Revealing property-performance relationships for efficient CO₂ hydrogenation to higher hydrocarbons over Fe-based catalysts: Statistical analysis of literature data and its experimental validation

CO₂ hydrogenation into C₂₊-hydrocarbons is an attractive way to mitigate the green-house effect and provides new opportunities to produce valuable chemicals from the longer available raw material. The present manuscript introduces and experimentally validates a mathematical approach for identifying fundamentals affecting catalyst performance to provide guidelines for tailored catalyst design or for reactor operation. Literature data were analyzed by regression trees, ANOVA, and comparison of mean values.
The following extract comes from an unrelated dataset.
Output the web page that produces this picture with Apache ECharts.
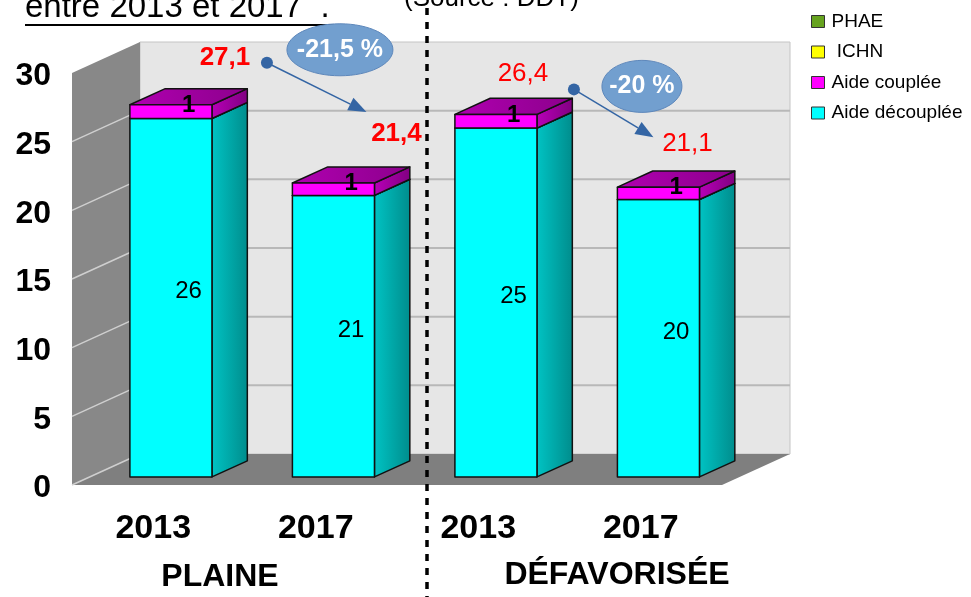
<html style="height: 100%">
<head>
	<meta charset="utf-8">
	<script type="text/javascript" src="https://cdn.jsdelivr.net/npm/echarts@6/dist/echarts.min.js"></script>
</head>

<body style="height: 100%; margin: 0; background: #fff">
	<div id="container" style="height:597px;width:971px"></div>
</body>

<script type="text/javascript">
	var dom = document.getElementById("container");
	var myChart = echarts.init(dom);

	// données (source : DDT)
	let categories = ['2013', '2017', '2013', '2017'];
	let groupNames = ['PLAINE', 'DÉFAVORISÉE'];
	let decouplee = [26.1, 20.5, 25.4, 20.2];
	let couplee = [1.0, 0.9, 1.0, 0.9];
	let ichn = [0, 0, 0, 0];
	let phae = [0, 0, 0, 0];
	let totals = [27.1, 21.4, 26.4, 21.1];
	let evolFrom = [0, 2];
	let evolTo = [1, 3];
	let evolText = ['-21,5 %', '-20 %'];

	// réglages de dessin (pseudo 3D)
	const FONT = 'Liberation Sans';
	const WALL_DX = 68, WALL_DY = -31;   // profondeur des murs
	const F0 = 0.26, F1 = 0.78;          // position des barres dans la profondeur
	const BAR_RATIO = 0.505;
	const Y_MAX = 30, Y_STEP = 5;
	// décalage des étiquettes de total par rapport au haut de la barre
	const totalOffsets = [[54, -47], [63, -49], [27, -41], [29, -43]];
	const totalWeights = ['bold', 'bold', 'normal', 'normal'];
	// flèches et bulles
	const dotOffsets = [[42, 5], [51, 16]];
	const tipOffsets = [[-30, -22], [-34, -7]];
	const bubbleOffsets = [[73, -13], [68, -3]];
	const bubbleSizes = [[53, 26], [40, 26]];

	function grad(c1, c2) {
		return new echarts.graphic.LinearGradient(0, 0, 1, 0, [
			{ offset: 0, color: c1 }, { offset: 1, color: c2 }
		]);
	}

	function fmt(v) {
		return ('' + v.toFixed(1)).replace('.', ',');
	}

	// haut-centre de la face avant d'une barre
	function barTop(api, i, v) {
		var p = api.coord([i, v]);
		return [p[0] + WALL_DX * F0, p[1] + WALL_DY * F0];
	}

	function renderWalls(params, api) {
		var bw = api.size([1, 0])[0];
		var n = categories.length;
		var x0 = api.coord([0, 0])[0] - bw / 2;
		var x1 = api.coord([n - 1, 0])[0] + bw / 2;
		var y0 = api.coord([0, 0])[1];
		var yT = api.coord([0, Y_MAX])[1];
		var children = [];
		// mur du fond
		children.push({
			type: 'polygon',
			shape: { points: [[x0 + WALL_DX, yT + WALL_DY], [x1 + WALL_DX, yT + WALL_DY], [x1 + WALL_DX, y0 + WALL_DY], [x0 + WALL_DX, y0 + WALL_DY]] },
			style: { fill: '#e6e6e6', stroke: '#c4c4c4', lineWidth: 1 }
		});
		// mur de gauche
		children.push({
			type: 'polygon',
			shape: { points: [[x0, yT], [x0 + WALL_DX, yT + WALL_DY], [x0 + WALL_DX, y0 + WALL_DY], [x0, y0]] },
			style: { fill: '#888888' }
		});
		// sol
		children.push({
			type: 'polygon',
			shape: { points: [[x0, y0], [x1, y0], [x1 + WALL_DX, y0 + WALL_DY], [x0 + WALL_DX, y0 + WALL_DY]] },
			style: { fill: '#7f7f7f' }
		});
		for (var v = 0; v <= Y_MAX; v += Y_STEP) {
			var y = api.coord([0, v])[1];
			if (v > 0 && v < Y_MAX) {
				children.push({
					type: 'line',
					shape: { x1: x0 + WALL_DX, y1: y + WALL_DY, x2: x1 + WALL_DX, y2: y + WALL_DY },
					style: { stroke: '#b8b8b8', lineWidth: 2 }
				});
			}
			if (v < Y_MAX) {
				children.push({
					type: 'line',
					shape: { x1: x0, y1: y, x2: x0 + WALL_DX, y2: y + WALL_DY },
					style: { stroke: '#cfcfcf', lineWidth: 1.5 }
				});
			}
		}
		return { type: 'group', children: children };
	}

	function boxRenderer(front, side1, side2, top1, top2, labelWeight) {
		return function (params, api) {
			var i = api.value(0), base = api.value(1), val = api.value(2);
			if (!val) return;
			var bw = api.size([1, 0])[0];
			var w = bw * BAR_RATIO;
			var pb = barTop(api, i, base);
			var pt = barTop(api, i, base + val);
			var dx = WALL_DX * (F1 - F0), dy = WALL_DY * (F1 - F0);
			var xl = pb[0] - w / 2, xr = pb[0] + w / 2;
			var yb = pb[1], yt = pt[1];
			var edge = { stroke: '#111', lineWidth: 1.5, lineJoin: 'round' };
			return {
				type: 'group',
				children: [
					{ type: 'polygon', shape: { points: [[xr, yb], [xr + dx, yb + dy], [xr + dx, yt + dy], [xr, yt]] },
						style: Object.assign({ fill: grad(side1, side2) }, edge) },
					{ type: 'polygon', shape: { points: [[xl, yt], [xr, yt], [xr + dx, yt + dy], [xl + dx, yt + dy]] },
						style: Object.assign({ fill: grad(top1, top2) }, edge) },
					{ type: 'rect', shape: { x: xl, y: yt, width: w, height: yb - yt },
						style: Object.assign({ fill: front }, edge) },
					{ type: 'text', style: {
						text: '' + Math.round(val), x: pb[0] + dx / 2, y: (yb + yt) / 2 + dy / 2 + 2,
						align: 'center', verticalAlign: 'middle', fill: '#000',
						fontSize: 24, fontWeight: labelWeight, fontFamily: FONT } }
				]
			};
		};
	}

	function renderTotal(params, api) {
		var i = api.value(0);
		var p = barTop(api, i, api.value(1));
		var o = totalOffsets[i];
		return {
			type: 'text',
			style: {
				text: fmt(api.value(1)), x: p[0] + o[0], y: p[1] + o[1],
				align: 'center', verticalAlign: 'middle', fill: '#ff0000',
				fontSize: 26, fontWeight: totalWeights[i], fontFamily: FONT,
				textShadowColor: '#3a0000', textShadowOffsetX: 1.5, textShadowOffsetY: 1.5, textShadowBlur: 0
			}
		};
	}

	function labelPos(api, i) {
		var p = barTop(api, i, totals[i]);
		return [p[0] + totalOffsets[i][0], p[1] + totalOffsets[i][1]];
	}

	function renderEvol(params, api) {
		var k = params.dataIndex;
		var a = labelPos(api, evolFrom[k]);
		var b = labelPos(api, evolTo[k]);
		var dot = [a[0] + dotOffsets[k][0], a[1] + dotOffsets[k][1]];
		var tip = [b[0] + tipOffsets[k][0], b[1] + tipOffsets[k][1]];
		var ang = Math.atan2(tip[1] - dot[1], tip[0] - dot[0]);
		var L = 18, H = 7;
		var bx = tip[0] - L * Math.cos(ang), by = tip[1] - L * Math.sin(ang);
		var nx = -Math.sin(ang) * H, ny = Math.cos(ang) * H;
		var c = [dot[0] + bubbleOffsets[k][0], dot[1] + bubbleOffsets[k][1]];
		return {
			type: 'group',
			children: [
				{ type: 'line', shape: { x1: dot[0], y1: dot[1], x2: bx, y2: by }, style: { stroke: '#3465a4', lineWidth: 1.5 } },
				{ type: 'polygon', shape: { points: [tip, [bx + nx, by + ny], [bx - nx, by - ny]] }, style: { fill: '#3465a4' } },
				{ type: 'circle', shape: { cx: dot[0], cy: dot[1], r: 6 }, style: { fill: '#3465a4' } },
				{ type: 'ellipse', shape: { cx: c[0], cy: c[1], rx: bubbleSizes[k][0], ry: bubbleSizes[k][1] },
					style: { fill: '#729fcf', stroke: '#5d87bb', lineWidth: 1 } },
				{ type: 'text', style: { text: evolText[k], x: c[0], y: c[1], align: 'center', verticalAlign: 'middle',
					fill: '#fff', fontSize: 25, fontWeight: 'bold', fontFamily: FONT } }
			]
		};
	}

	let decoupleeData = decouplee.map((v, i) => [i, 0, v]);
	let coupleeData = couplee.map((v, i) => [i, decouplee[i], v]);
	let totalData = totals.map((v, i) => [i, v]);
	let evolData = evolText.map((t, k) => [k]);

	var option = {
		animation: false,
		grid: { left: 72, right: 249, top: 73, bottom: 112 },
		xAxis: {
			type: 'category',
			data: categories,
			axisLine: { show: false },
			axisTick: { show: false },
			axisLabel: { margin: 27, color: '#000', fontSize: 34, fontWeight: 'bold', fontFamily: FONT }
		},
		yAxis: {
			type: 'value', min: 0, max: Y_MAX, interval: Y_STEP,
			axisLine: { show: false }, axisTick: { show: false }, splitLine: { show: false },
			axisLabel: { margin: 21, color: '#000', fontSize: 32, fontWeight: 'bold', fontFamily: FONT, verticalAlign: 'top', lineHeight: 7 }
		},
		legend: {
			orient: 'vertical', left: 806, top: 7, itemGap: 11.5,
			itemWidth: 13, itemHeight: 12, icon: 'rect',
			data: ['PHAE', ' ICHN', 'Aide couplée', 'Aide découplée'],
			itemStyle: { borderColor: '#333', borderWidth: 1 },
			textStyle: { color: '#000', fontSize: 19, fontFamily: FONT, padding: [0, 0, 0, 2] }
		},
		graphic: [
			{ type: 'text', x: 25, y: 7.5, style: { text: 'entre 2013 et 2017  .', verticalAlign: 'middle', fill: '#000', fontSize: 33, fontFamily: FONT } },
			{ type: 'line', shape: { x1: 25, y1: 25, x2: 339, y2: 25 }, style: { stroke: '#000', lineWidth: 2 } },
			{ type: 'text', x: 404, y: -1, style: { text: '(Source : DDT)', verticalAlign: 'middle', fill: '#000', fontSize: 26, fontFamily: FONT } },
			{ type: 'line', z: 10, shape: { x1: 427, y1: 8, x2: 427, y2: 597 }, style: { stroke: '#000', lineWidth: 3.5, lineDash: [7, 7] } },
			{ type: 'text', x: 220, y: 577, style: { text: groupNames[0], align: 'center', verticalAlign: 'middle', fill: '#000', fontSize: 32, fontWeight: 'bold', fontFamily: FONT } },
			{ type: 'text', x: 617, y: 575, style: { text: groupNames[1], align: 'center', verticalAlign: 'middle', fill: '#000', fontSize: 32, fontWeight: 'bold', fontFamily: FONT } }
		],
		series: [
			{ name: 'walls', type: 'custom', renderItem: renderWalls, data: [[0]], silent: true, z: 1 },
			{ name: 'PHAE', type: 'custom', itemStyle: { color: '#66a31f' }, data: phae.map((v, i) => [i, 0, v]), renderItem: function () { return null; } },
			{ name: ' ICHN', type: 'custom', itemStyle: { color: '#ffff00' }, data: ichn.map((v, i) => [i, 0, v]), renderItem: function () { return null; } },
			{ name: 'Aide découplée', type: 'custom', z: 2, itemStyle: { color: '#00ffff' },
				renderItem: boxRenderer('#00ffff', '#00c4c4', '#008c8c', '#00e0e0', '#00b0b0', 'normal'), data: decoupleeData },
			{ name: 'Aide couplée', type: 'custom', z: 3, itemStyle: { color: '#ff00ff' },
				renderItem: boxRenderer('#ff00ff', '#b800b8', '#800080', '#b000b0', '#8c008c', 'bold'), data: coupleeData },
			{ name: 'totals', type: 'custom', z: 4, renderItem: renderTotal, data: totalData },
			{ name: 'evol', type: 'custom', z: 5, renderItem: renderEvol, data: evolData }
		]
	};

	myChart.setOption(option);
</script>

</html>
The Pauling electronegativity of dopant for Fe₂O₃ can be used as a descriptor for CO₂ conversion and CH₄ selectivity. In addition, combining alkali and transition metals as promoters for Fe₂O₃ is a promising route to enhance C₂₊-hydrocarbons selectivity and the ratio of olefins to paraffins. So-developed Mn-K/Fe₂O₃ catalyst (K/Fe of 0.005 and Mn/K of 0.4) hydrogenated CO₂ to C₂-C₄ olefins at 300 °C with the selectivity of 30.4 % at CO₂ conversion of 42.3 %. The selectivity to C₂₊-hydrocarbons (C₂-C₄ olefins are included) was 83.1 %.